I hate humor changes. I have kind of of meltdown. Suddenly I’m happy, suddenly sad, suddenly bored and then tired. I’m losing all of my energy, I might go somewhere to get rid of this horrible feeling of just being lazy around. I can’t even with myself, I feel kind of bipolar, and it sucks. My neck aches, my tooth too, I don’t have energy even after drinking a cup of coffee. I don’t like to complain but GOD, there’s too much here and moreover , it’s really hot! The weather were I live it’s unbelievable, one day it’s all cold and the next one all hot and suddenly it’s cold again. I can’t wait for the Saturday, the weather will be a little bit fresher. I might need a chocolate and clothing. I need to buy something, it might cheer me up. I’ve been looking for white tights and I know where to buy them but it’s been a while since the last time I felt like going there to buy anything. It is time! I will also purchase chocolate, I just need it, I’m getting all crazy here. And I will go earlier to heat my food because I’m really hungry. 

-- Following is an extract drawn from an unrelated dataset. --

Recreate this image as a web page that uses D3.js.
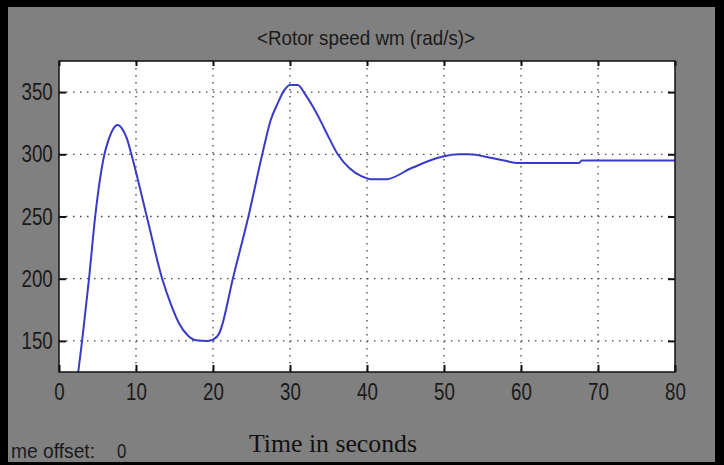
<!DOCTYPE html>
<html>
<head>
<meta charset="utf-8">
<script src="https://cdn.jsdelivr.net/npm/d3@7"></script>
<style>
  body { margin: 0; background: #000; }
  svg { display: block; }
</style>
</head>
<body>
<script>
// time (s) and rotor speed (rad/s)
var tempo = [2.5, 3.0, 3.9, 4.7, 5.9, 6.4, 7.0, 7.6, 8.2, 8.8, 9.4, 11.4, 13.4, 14.5, 15.6, 16.7, 17.8,
             19.3, 20.0, 20.8, 21.2, 22.5, 24.6, 26.4, 27.5, 28.4, 29.3, 30.0, 31.0, 32.0, 33.0, 34.0,
             35.0, 36.2, 37.7, 39.4, 40.5, 42.5, 45.8, 49.7, 51.9, 53.2, 56.2, 57.8, 59.7,
             67.5, 67.9, 80];
var velocidade = [125, 150, 200, 250, 300, 311, 320, 323.5, 320.5, 313, 300, 250, 200, 180, 164, 154.5, 150.5,
                  150, 151, 156, 163, 198, 250, 300, 327.6, 341, 352, 355.8, 355.8, 348, 338, 326.5,
                  314, 300, 289, 282, 280, 280, 289, 298, 300, 300, 297, 295, 293,
                  293, 295, 295];

var ticksX = [0, 10, 20, 30, 40, 50, 60, 70, 80];
var ticksY = [150, 200, 250, 300, 350];
var titulo = "<Rotor speed wm (rad/s)>";
var rotuloX = "Time in seconds";

var svgW = 724, svgH = 465;
var esq = 59, dir = 675, topo = 61, base = 372;
var fonteEstreita = "'Liberation Sans', Arial, sans-serif";

var svg = d3.select("body").append("svg")
            .attr("width", svgW)
            .attr("height", svgH);

// moldura cinza
svg.append("rect")
   .attr("x", 8).attr("y", 7)
   .attr("width", 707).attr("height", 455)
   .attr("fill", "#808080");

var xScale = d3.scaleLinear().domain([0, 80]).range([esq, dir]);
var yScale = d3.scaleLinear().domain([125, 375]).range([base, topo]);

svg.append("rect")
   .attr("x", esq).attr("y", topo)
   .attr("width", dir - esq).attr("height", base - topo)
   .attr("fill", "#fff");

// grade pontilhada
svg.append("g").selectAll("line")
   .data(ticksX.slice(1, -1))
   .enter().append("line")
   .attr("x1", function (d) { return xScale(d); })
   .attr("x2", function (d) { return xScale(d); })
   .attr("y1", topo).attr("y2", base)
   .attr("stroke", "#444")
   .attr("stroke-width", 1.3)
   .attr("stroke-dasharray", "1.5,5.5");

svg.append("g").selectAll("line")
   .data(ticksY)
   .enter().append("line")
   .attr("y1", function (d) { return yScale(d); })
   .attr("y2", function (d) { return yScale(d); })
   .attr("x1", esq).attr("x2", dir)
   .attr("stroke", "#444")
   .attr("stroke-width", 1.3)
   .attr("stroke-dasharray", "1.5,5.5");

// eixos
var xAxis = d3.axisBottom(xScale).tickValues(ticksX).tickSizeInner(-7).tickSizeOuter(0).tickPadding(11);
var yAxis = d3.axisLeft(yScale).tickValues(ticksY).tickSizeInner(-7).tickSizeOuter(0).tickPadding(8);
var xTop = d3.axisTop(xScale).tickValues(ticksX).tickSizeInner(-5).tickSizeOuter(0).tickFormat("");
var yRight = d3.axisRight(yScale).tickValues(ticksY).tickSizeInner(-7).tickSizeOuter(0).tickFormat("");

function estilo(g) {
  g.select(".domain").remove();
  g.selectAll(".tick line").attr("stroke", "#111").attr("stroke-width", 2);
  g.selectAll(".tick text")
   .attr("fill", "#1a1a1a")
   .attr("font-family", fonteEstreita)
   .attr("font-size", "24px")
   .attr("transform", "scale(0.78,1)");
}

svg.append("g").attr("transform", "translate(0," + base + ")").call(xAxis).call(estilo);
svg.append("g").attr("transform", "translate(" + esq + ",0)").call(yAxis).call(estilo);
svg.append("g").attr("transform", "translate(0," + topo + ")").call(xTop).call(estilo);
svg.append("g").attr("transform", "translate(" + dir + ",0)").call(yRight).call(estilo);

// curva
var pontos = tempo.map(function (t, i) { return [t, velocidade[i]]; });
var linha = d3.line()
              .x(function (d) { return xScale(d[0]); })
              .y(function (d) { return yScale(d[1]); })
              .curve(d3.curveMonotoneX);

svg.append("path")
   .datum(pontos)
   .attr("d", linha)
   .attr("fill", "none")
   .attr("stroke", "#3a3ac8")
   .attr("stroke-width", 2);

svg.append("rect")
   .attr("x", esq).attr("y", topo)
   .attr("width", dir - esq).attr("height", base - topo)
   .attr("fill", "none")
   .attr("stroke", "#111")
   .attr("stroke-width", 1.5);

// textos
svg.append("text")
   .attr("x", 257).attr("y", 45)
   .attr("textLength", 218)
   .attr("lengthAdjust", "spacingAndGlyphs")
   .attr("font-family", fonteEstreita)
   .attr("font-size", "21px")
   .attr("fill", "#1a1a1a")
   .text(titulo);

svg.append("text")
   .attr("x", 249).attr("y", 452)
   .attr("textLength", 168)
   .attr("lengthAdjust", "spacingAndGlyphs")
   .attr("font-family", "'Liberation Serif', 'Times New Roman', serif")
   .attr("font-size", "26px")
   .attr("fill", "#111")
   .text(rotuloX);

svg.append("text")
   .attr("x", 11).attr("y", 458)
   .attr("textLength", 84)
   .attr("lengthAdjust", "spacingAndGlyphs")
   .attr("font-family", fonteEstreita)
   .attr("font-size", "21px")
   .attr("fill", "#1a1a1a")
   .text("me offset:");

svg.append("text")
   .attr("x", 115).attr("y", 458)
   .attr("font-family", fonteEstreita)
   .attr("font-size", "21px")
   .attr("transform", "translate(25,0) scale(0.8,1)")
   .attr("fill", "#1a1a1a")
   .text("0");
</script>
</body>
</html>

Being to much around the computer makes me all cranky. When I’m not that interested in my work I get really tired and bored. I’m sick of feeling like it, I need a change asap and I know that it’s coming soon but sometimes I can’t wait. It will be great if my change comes at April. After my vacations. Thank god my trip to Guadalajara it’s four weeks away. I must be patient. I need a change of air.